St. Alban Roe
(Bartholomew Roe 1583-1642)
The Primary Patron Saint of our Parish is one of the Forty English Martyrs canonized by the Church. Bartholomew Roe was born at Suffolk, England, in 1583 during the reign of Queen Elizabeth. He was reared in a good Anglican home and later attended Cambridge University. It was while he was attending the university, during a summer break, that he visited the Abbey of St. Alban just north of London. At that time, the Abbey was a prison for Catholics. It was named after the first English martyr, Alban, our Secondary Patron Saint, who died around the end of the third century. It was at his Abbey that Bartholomew met a prisoner, whose name is unknown to this day, who inspired him to take a good hard look at the faith of his forefathers. Returning to Cambridge, this inspiration grew into faith and he was baptized. Not content with this, he decided to become a priest in Post Reformation England and he left for France to study for the priesthood.

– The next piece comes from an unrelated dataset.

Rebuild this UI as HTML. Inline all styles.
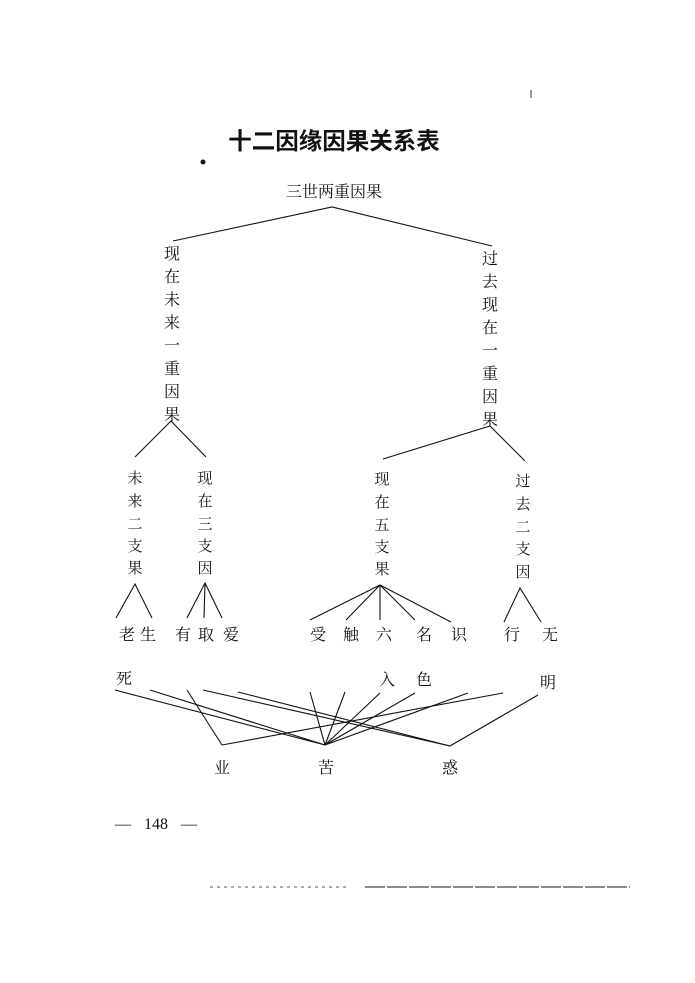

He was accepted by the Benedictine Community in France, the same community that had fled Westminster during the reign of Henry VIII. He began to care for Catholic prisoners. He was soon imprisoned but continued to minister with his cheerful disposition.
He was finally ordered to die by hanging on January 21, 1642.
He was declared Blessed on December 15, 1929 and canonized in October 1970.
It is important to note that St. Alban Roe’s community returned later to England and is now situated at Ampleforth. The Benedictine Monks at the Priory are from the same community as St. Alban Roe.